The ball went halfway down into the basket before spinning out. For just a moment, Dibo stood and looked on in surprise before realizing that the Mount was off on a fast break.
Not hesitating a moment longer, he beat a hasty retreat — and we do mean hasty — those legs that didn’t offer much shooting support stretching out in strides so long they seemed to be swallowing the court.
Somehow he got back in time to disrupt the fast break, to shake the ball loose where Juwan Staten could gather it in, change directions toward the other end, split defenders and go in for an easy score.
The play made a huge impression on the only man the players have to impress — Bob Huggins.

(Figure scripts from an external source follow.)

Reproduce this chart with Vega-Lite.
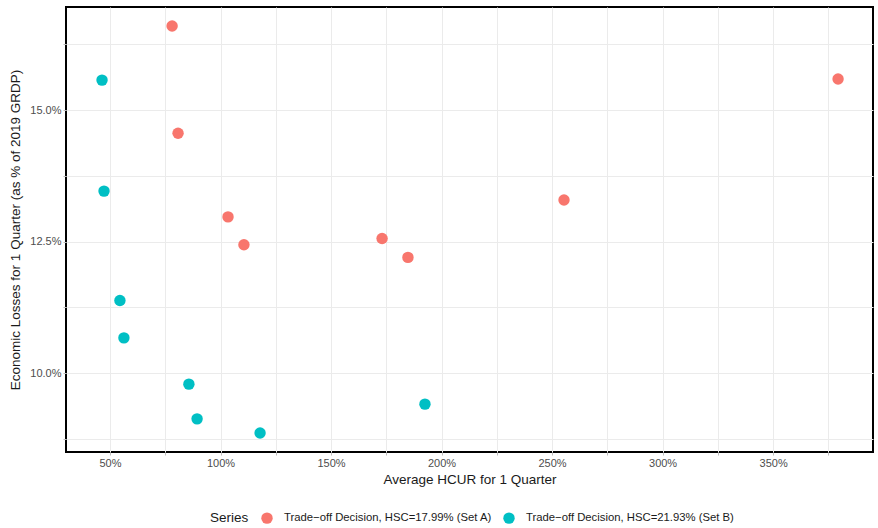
{
  "$schema": "https://vega.github.io/schema/vega-lite/v6.json",
  "width": 807,
  "height": 445,
  "autosize": {"type": "none"},
  "padding": {"left": 66, "top": 7, "right": 5, "bottom": 76},
  "background": "white",
  "data": {
    "values": [
      {"x": 78.1, "y": 16.60, "series": "Trade\u2212off Decision, HSC=17.99% (Set A)"},
      {"x": 80.8, "y": 14.56, "series": "Trade\u2212off Decision, HSC=17.99% (Set A)"},
      {"x": 103.4, "y": 12.97, "series": "Trade\u2212off Decision, HSC=17.99% (Set A)"},
      {"x": 110.6, "y": 12.44, "series": "Trade\u2212off Decision, HSC=17.99% (Set A)"},
      {"x": 173.1, "y": 12.56, "series": "Trade\u2212off Decision, HSC=17.99% (Set A)"},
      {"x": 184.8, "y": 12.20, "series": "Trade\u2212off Decision, HSC=17.99% (Set A)"},
      {"x": 255.4, "y": 13.29, "series": "Trade\u2212off Decision, HSC=17.99% (Set A)"},
      {"x": 379.4, "y": 15.59, "series": "Trade\u2212off Decision, HSC=17.99% (Set A)"},
      {"x": 46.4, "y": 15.57, "series": "Trade\u2212off Decision, HSC=21.93% (Set B)"},
      {"x": 47.3, "y": 13.46, "series": "Trade\u2212off Decision, HSC=21.93% (Set B)"},
      {"x": 54.5, "y": 11.38, "series": "Trade\u2212off Decision, HSC=21.93% (Set B)"},
      {"x": 56.3, "y": 10.67, "series": "Trade\u2212off Decision, HSC=21.93% (Set B)"},
      {"x": 85.7, "y": 9.79, "series": "Trade\u2212off Decision, HSC=21.93% (Set B)"},
      {"x": 89.4, "y": 9.13, "series": "Trade\u2212off Decision, HSC=21.93% (Set B)"},
      {"x": 117.9, "y": 8.86, "series": "Trade\u2212off Decision, HSC=21.93% (Set B)"},
      {"x": 192.5, "y": 9.41, "series": "Trade\u2212off Decision, HSC=21.93% (Set B)"}
    ]
  },
  "mark": {"type": "circle", "size": 130, "opacity": 1},
  "encoding": {
    "x": {
      "field": "x", "type": "quantitative",
      "title": "Average HCUR for 1 Quarter",
      "scale": {"domain": [30.1, 395.2], "nice": false, "zero": false},
      "axis": {
        "values": [50, 75, 100, 125, 150, 175, 200, 225, 250, 275, 300, 325, 350, 375],
        "labelExpr": "datum.value % 50 === 0 ? datum.value + '%' : ''"
      }
    },
    "y": {
      "field": "y", "type": "quantitative",
      "title": "Economic Losses for 1 Quarter (as % of 2019 GRDP)",
      "scale": {"domain": [8.5, 16.96], "nice": false, "zero": false},
      "axis": {
        "values": [8.75, 10, 11.25, 12.5, 13.75, 15, 16.25],
        "labelExpr": "(datum.value * 10) % 25 === 0 ? format(datum.value, '.1f') + '%' : ''"
      }
    },
    "color": {
      "field": "series", "type": "nominal", "title": "Series",
      "scale": {"range": ["#F8766D", "#00BFC4"]},
      "legend": {
        "orient": "none", "direction": "horizontal", "titleOrient": "left",
        "legendX": 144, "legendY": 505,
        "symbolType": "circle", "symbolSize": 130, "symbolStrokeWidth": 0,
        "columnPadding": 11, "labelOffset": 11, "labelLimit": 0
      }
    }
  },
  "config": {
    "font": "Liberation Sans",
    "view": {"stroke": "black", "strokeWidth": 2},
    "axis": {
      "domain": false,
      "gridColor": "#ebebeb", "gridWidth": 1,
      "tickColor": "#bdbdbd", "tickSize": 3,
      "labelColor": "#4d4d4d", "labelFontSize": 11, "labelPadding": 2,
      "titleColor": "#1a1a1a", "titleFontSize": 13.5, "titleFontWeight": "normal"
    },
    "axisX": {"titlePadding": 4},
    "axisY": {"titlePadding": 7},
    "legend": {
      "titleFontSize": 13.5, "titleFontWeight": "normal", "titleColor": "#1a1a1a",
      "labelFontSize": 11.3, "labelColor": "#1a1a1a", "titlePadding": 12
    }
  }
}
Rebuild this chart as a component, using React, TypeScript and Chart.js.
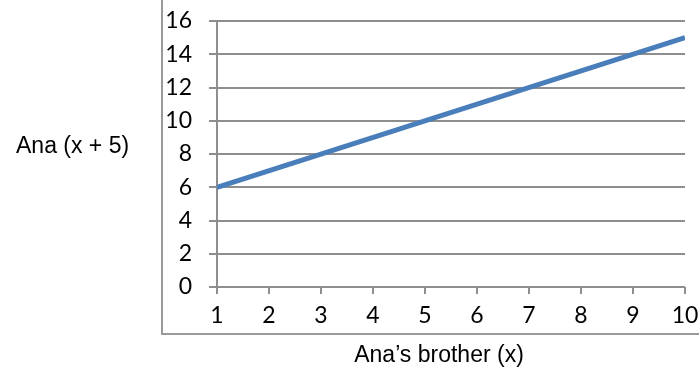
import React, { useEffect, useRef } from "react";
import { Chart, registerables } from "chart.js";

Chart.register(...registerables);

const xValues = [1, 10];
const yValues = [6, 15];
const xTicks = [1, 2, 3, 4, 5, 6, 7, 8, 9, 10];
const yTicks = [0, 2, 4, 6, 8, 10, 12, 14, 16];
const yTitle = "Ana (x + 5)";
const xTitle = "Ana\u2019s brother (x)";

const framePlugin = {
  id: "frame",
  afterDraw(chart: any) {
    const ctx = chart.ctx;
    ctx.save();
    ctx.strokeStyle = "#9a9a9a";
    ctx.lineWidth = 2;
    ctx.beginPath();
    ctx.moveTo(162, 0);
    ctx.lineTo(162, 334);
    ctx.lineTo(699, 334);
    ctx.stroke();
    ctx.fillStyle = "#000";
    ctx.font = "23px 'Liberation Sans', Arial, sans-serif";
    ctx.textBaseline = "alphabetic";
    ctx.textAlign = "left";
    ctx.fillText(yTitle, 16, 153);
    ctx.textAlign = "center";
    ctx.fillText(xTitle, 439, 362);
    ctx.restore();
  },
};

export default function App() {
  const ref = useRef<HTMLCanvasElement>(null);
  useEffect(() => {
    if (!ref.current) return;
    const chart = new Chart(ref.current, {
      type: "line",
      data: {
        datasets: [
          {
            data: xValues.map((x, i) => ({ x, y: yValues[i] })),
            borderColor: "#4a7ebb",
            borderWidth: 5,
            pointRadius: 0,
            fill: false,
          },
        ],
      },
      options: {
        animation: false,
        responsive: false,
        layout: { padding: { left: 161, right: 14, top: 21, bottom: 0 } },
        plugins: { legend: { display: false }, tooltip: { enabled: false } },
        scales: {
          x: {
            type: "linear",
            min: xTicks[0],
            max: xTicks[xTicks.length - 1],
            afterBuildTicks: (s: any) => {
              s.ticks = xTicks.map((v) => ({ value: v }));
            },
            afterFit: (s: any) => {
              s.height = 81;
              s.paddingLeft = 0;
              s.paddingRight = 0;
              s.paddingTop = 0;
              s.paddingBottom = 0;
            },
            grid: {
              drawOnChartArea: false,
              drawTicks: true,
              tickLength: 7,
              color: "#8e8e8e",
              lineWidth: 2,
            },
            border: { display: false },
            ticks: {
              color: "#000",
              font: { family: "Lato, 'Open Sans', sans-serif", size: 23 },
              padding: 8,
              maxRotation: 0,
              autoSkip: false,
            },
          },
          y: {
            min: yTicks[0],
            max: yTicks[yTicks.length - 1],
            afterBuildTicks: (s: any) => {
              s.ticks = yTicks.map((v) => ({ value: v }));
            },
            afterFit: (s: any) => {
              s.width = 56;
              s.paddingLeft = 0;
              s.paddingRight = 0;
              s.paddingTop = 0;
              s.paddingBottom = 0;
            },
            grid: {
              drawTicks: true,
              tickLength: 8,
              color: "#8e8e8e",
              lineWidth: 2,
            },
            border: { display: true, color: "#8e8e8e", width: 2 },
            ticks: {
              color: "#000",
              font: { family: "Lato, 'Open Sans', sans-serif", size: 23 },
              padding: 17,
              autoSkip: false,
            },
          },
        },
      },
      plugins: [framePlugin],
    });
    return () => chart.destroy();
  }, []);
  return (
    <div style={{ position: "fixed", left: 0, top: 0, width: 699, height: 368, background: "#fff" }}>
      <canvas ref={ref} width={699} height={368} style={{ width: 699, height: 368, display: "block" }} />
    </div>
  );
}
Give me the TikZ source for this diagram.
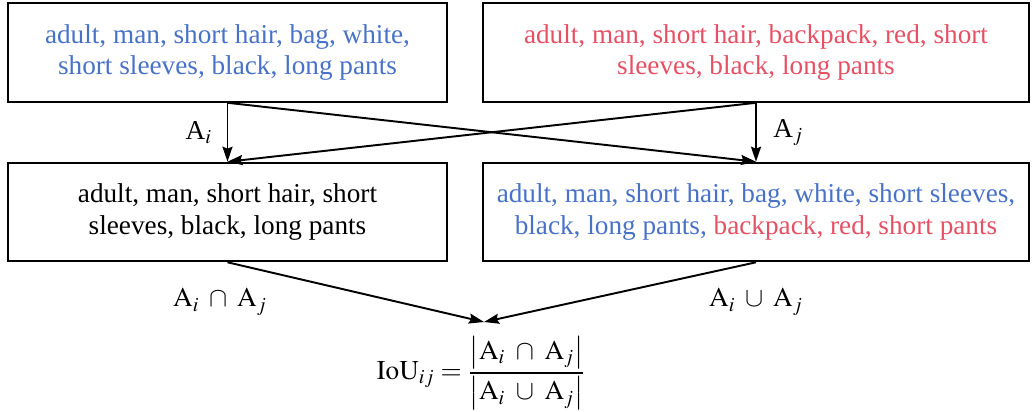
\documentclass[tikz,border=0pt]{standalone}
\usepackage{mathptmx}
\usepackage{fontspec}
\setmainfont{Liberation Serif}
\usetikzlibrary{arrows.meta, positioning, calc}
\definecolor{attrblue}{RGB}{72,114,200}
\definecolor{attrred}{RGB}{230,80,100}
\begin{document}
\begin{tikzpicture}[x=0.02cm, y=-0.02cm,
    attrbox/.style={rectangle, draw, line width=1.2pt, minimum height=1.97cm, align=center, inner sep=0pt, font=\fontsize{15.5}{18.2}\selectfont},
    smallbox/.style={attrbox, minimum width=8.78cm},
    bigbox/.style={attrbox, minimum width=10.92cm},
    arrow/.style={-{Stealth[length=3mm, width=2mm, inset=0.4mm]}, line width=1.1pt},
    lbl/.style={font=\fontsize{15.5}{18.2}\selectfont}
]
\useasboundingbox (0,0) rectangle (1034,412);
\node[smallbox, text=attrblue] (ta) at (227.5,52.5) {adult, man, short hair, bag, white,\\short sleeves, black, long pants};
\node[bigbox, text=attrred] (tb) at (756,52.5) {adult, man, short hair, backpack, red, short\\sleeves, black, long pants};
\node[smallbox] (ba) at (227.5,212) {adult, man, short hair, short\\sleeves, black, long pants};
\node[bigbox] (bb) at (756,212) {\textcolor{attrblue}{adult, man, short hair, bag, white, short sleeves,}\\\textcolor{attrblue}{black, long pants,} \textcolor{attrred}{backpack, red, short pants}};
\coordinate (meet) at (484,322);
\node[lbl] (iou) at (481,373) {$\displaystyle \mathrm{IoU}_{ij}=\frac{\left|\mathrm{A}_i\ \cap\ \mathrm{A}_j\right|}{\left|\mathrm{A}_i\ \cup\ \mathrm{A}_j\right|}$};
\node[lbl] (capl) at (220,302) {$\mathrm{A}_i\;\cap\;\mathrm{A}_j$};
\node[lbl] (cupl) at (756,302) {$\mathrm{A}_i\;\cup\;\mathrm{A}_j$};
\draw[arrow] (ta.south) -- node[left=5pt, lbl] {A$_i$} (ba.north);
\draw[arrow] (tb.south) -- node[right=6pt, lbl] {A$_j$} (bb.north);
\draw[arrow] (ta.south) -- (bb.north);
\draw[arrow] (tb.south) -- (ba.north);
\draw[arrow] (ba.south) -- (meet);
\draw[arrow] (bb.south) -- (meet);
\end{tikzpicture}
\end{document}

“I think the biggest thing all of them are getting to understand is that you have to keep playing,” Huggins said, bringing the entire first-year class together with Dibo on this one play. “He missed a shot. Normally, he would have had his head down and been standing there talking to himself about why it didn’t go in, but instead he made a great effort to get back and kind of knocked the ball enough that Wanny gets it and made a great play splitting the defense to score
“That was a great hustle play that he would not have made before.”
Remi Dibo, you see, is still learning basketball, but he’s learning it fast.
“He is unlike anyone I have ever played with before,” said Staten. “He has size, but he can also put the ball on the floor. I look forward to playing with him more and more.”
Born and raised in France, his was a circuitous route to Morgantown. As a youth, like almost everyone in France, he began his athletic life playing soccer.
“I did a little bit of everything,” he said.
He wasn’t kidding.
“I started with soccer, but I had quick feet so they said I should try karate,” he said.
That was only natural. His father, Paul, dabbled in karate.
“He was a seventh-degree black belt,” Dibo revealed.
That sounds impressive, and is, one website defining a seventh-degree black belt as a “Senior Teacher — up to 35 years training and teaching in the Martial Arts.”
An eighth-degree black belt, the next step up, is defined a “National Leaders” or ”Important People.”
Dibo got his yellow belt, but dealing with the situation as he had to deal with it, it wasn’t for him.
“It was a lot of crazy stuff, a lot of discipline,” he said.
Besides, someone had mentioned with his size and his speed and quick feet he should give basketball a try.
“I scored 50 points the first time I played,” he noted.
And so it began. He got what training he could in France, then migrated to the U.S., first to Casper College, then Mountain State, where Huggins came across him.
“He’s bigger and stronger. He played at Mountain State for Rodney Crawford, who played for me. He has a little bit of an idea of what we’re trying to do,” Huggins said. “We made a conscious effort to get some guys who can make some shots and guard. I think he played pretty well for coming off three weeks and practicing two days or a day before the Fairmont State exhibition.”
“I picked West Virginia because coach Bob Huggins is a great coach and sitting down and talking to him about how he feels about how I am as a player, I think he can make me the best player I can be and obviously West Virginia is a great place,” said Dibo.